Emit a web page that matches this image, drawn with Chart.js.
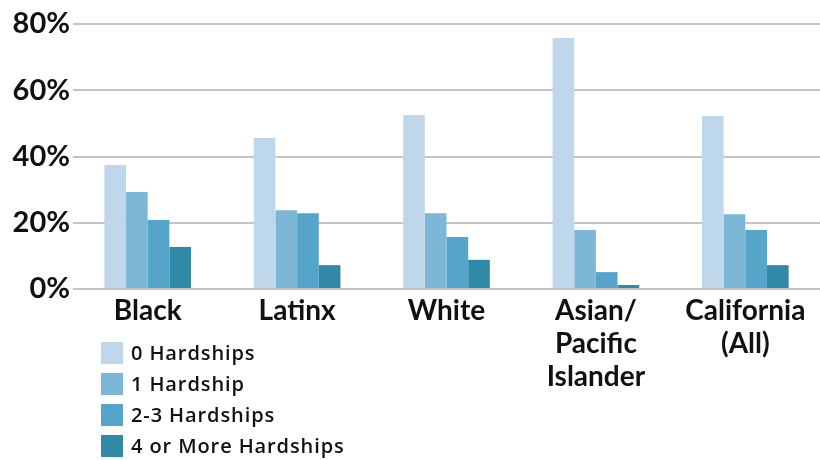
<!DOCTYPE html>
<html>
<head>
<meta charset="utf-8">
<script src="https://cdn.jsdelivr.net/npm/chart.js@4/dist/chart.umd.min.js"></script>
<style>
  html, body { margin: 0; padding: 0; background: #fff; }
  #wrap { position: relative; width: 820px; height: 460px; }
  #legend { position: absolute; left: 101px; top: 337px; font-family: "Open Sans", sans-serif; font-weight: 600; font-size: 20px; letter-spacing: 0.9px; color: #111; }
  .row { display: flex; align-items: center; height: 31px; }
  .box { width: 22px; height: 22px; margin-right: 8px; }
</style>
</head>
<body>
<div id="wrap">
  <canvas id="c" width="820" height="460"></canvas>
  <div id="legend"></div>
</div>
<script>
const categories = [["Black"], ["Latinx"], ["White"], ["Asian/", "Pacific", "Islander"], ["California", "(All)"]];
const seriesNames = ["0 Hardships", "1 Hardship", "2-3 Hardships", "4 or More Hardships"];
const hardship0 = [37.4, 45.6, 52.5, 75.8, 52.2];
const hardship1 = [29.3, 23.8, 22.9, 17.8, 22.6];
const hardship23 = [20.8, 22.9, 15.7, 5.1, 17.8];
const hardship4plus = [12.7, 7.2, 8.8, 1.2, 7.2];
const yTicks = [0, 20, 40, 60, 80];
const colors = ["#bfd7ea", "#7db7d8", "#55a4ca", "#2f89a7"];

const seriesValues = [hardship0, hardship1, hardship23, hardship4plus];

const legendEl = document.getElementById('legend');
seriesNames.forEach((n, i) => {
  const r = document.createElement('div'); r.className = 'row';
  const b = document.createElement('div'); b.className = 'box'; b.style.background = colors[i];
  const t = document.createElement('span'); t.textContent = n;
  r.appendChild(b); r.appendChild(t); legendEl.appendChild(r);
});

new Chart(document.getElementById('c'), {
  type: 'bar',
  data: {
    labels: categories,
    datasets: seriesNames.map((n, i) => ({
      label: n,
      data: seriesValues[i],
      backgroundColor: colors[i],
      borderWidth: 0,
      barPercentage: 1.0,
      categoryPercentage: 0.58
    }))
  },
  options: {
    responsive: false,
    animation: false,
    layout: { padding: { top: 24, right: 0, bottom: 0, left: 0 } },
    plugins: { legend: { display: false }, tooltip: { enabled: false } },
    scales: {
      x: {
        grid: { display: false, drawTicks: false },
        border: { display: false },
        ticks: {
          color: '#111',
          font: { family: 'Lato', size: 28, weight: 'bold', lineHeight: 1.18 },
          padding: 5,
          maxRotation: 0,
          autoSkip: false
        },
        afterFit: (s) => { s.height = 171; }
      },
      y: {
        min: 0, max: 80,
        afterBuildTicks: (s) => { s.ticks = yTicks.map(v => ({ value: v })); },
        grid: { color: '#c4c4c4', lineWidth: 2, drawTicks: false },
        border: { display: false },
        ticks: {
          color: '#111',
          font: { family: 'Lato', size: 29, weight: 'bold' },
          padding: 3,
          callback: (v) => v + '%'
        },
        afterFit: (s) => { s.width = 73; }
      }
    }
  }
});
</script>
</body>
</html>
++++++++
EXERCISE TASK: Repeat the data exactly in full, omitting its pictures.

THE ANSWER:
Emit a web page that matches this image, drawn with Chart.js.
<!DOCTYPE html>
<html>
<head>
<meta charset="utf-8">
<script src="https://cdn.jsdelivr.net/npm/chart.js@4/dist/chart.umd.min.js"></script>
<style>
  html, body { margin: 0; padding: 0; background: #fff; }
  #wrap { position: relative; width: 820px; height: 460px; }
  #legend { position: absolute; left: 101px; top: 337px; font-family: "Open Sans", sans-serif; font-weight: 600; font-size: 20px; letter-spacing: 0.9px; color: #111; }
  .row { display: flex; align-items: center; height: 31px; }
  .box { width: 22px; height: 22px; margin-right: 8px; }
</style>
</head>
<body>
<div id="wrap">
  <canvas id="c" width="820" height="460"></canvas>
  <div id="legend"></div>
</div>
<script>
const categories = [["Black"], ["Latinx"], ["White"], ["Asian/", "Pacific", "Islander"], ["California", "(All)"]];
const seriesNames = ["0 Hardships", "1 Hardship", "2-3 Hardships", "4 or More Hardships"];
const hardship0 = [37.4, 45.6, 52.5, 75.8, 52.2];
const hardship1 = [29.3, 23.8, 22.9, 17.8, 22.6];
const hardship23 = [20.8, 22.9, 15.7, 5.1, 17.8];
const hardship4plus = [12.7, 7.2, 8.8, 1.2, 7.2];
const yTicks = [0, 20, 40, 60, 80];
const colors = ["#bfd7ea", "#7db7d8", "#55a4ca", "#2f89a7"];

const seriesValues = [hardship0, hardship1, hardship23, hardship4plus];

const legendEl = document.getElementById('legend');
seriesNames.forEach((n, i) => {
  const r = document.createElement('div'); r.className = 'row';
  const b = document.createElement('div'); b.className = 'box'; b.style.background = colors[i];
  const t = document.createElement('span'); t.textContent = n;
  r.appendChild(b); r.appendChild(t); legendEl.appendChild(r);
});

new Chart(document.getElementById('c'), {
  type: 'bar',
  data: {
    labels: categories,
    datasets: seriesNames.map((n, i) => ({
      label: n,
      data: seriesValues[i],
      backgroundColor: colors[i],
      borderWidth: 0,
      barPercentage: 1.0,
      categoryPercentage: 0.58
    }))
  },
  options: {
    responsive: false,
    animation: false,
    layout: { padding: { top: 24, right: 0, bottom: 0, left: 0 } },
    plugins: { legend: { display: false }, tooltip: { enabled: false } },
    scales: {
      x: {
        grid: { display: false, drawTicks: false },
        border: { display: false },
        ticks: {
          color: '#111',
          font: { family: 'Lato', size: 28, weight: 'bold', lineHeight: 1.18 },
          padding: 5,
          maxRotation: 0,
          autoSkip: false
        },
        afterFit: (s) => { s.height = 171; }
      },
      y: {
        min: 0, max: 80,
        afterBuildTicks: (s) => { s.ticks = yTicks.map(v => ({ value: v })); },
        grid: { color: '#c4c4c4', lineWidth: 2, drawTicks: false },
        border: { display: false },
        ticks: {
          color: '#111',
          font: { family: 'Lato', size: 29, weight: 'bold' },
          padding: 3,
          callback: (v) => v + '%'
        },
        afterFit: (s) => { s.width = 73; }
      }
    }
  }
});
</script>
</body>
</html>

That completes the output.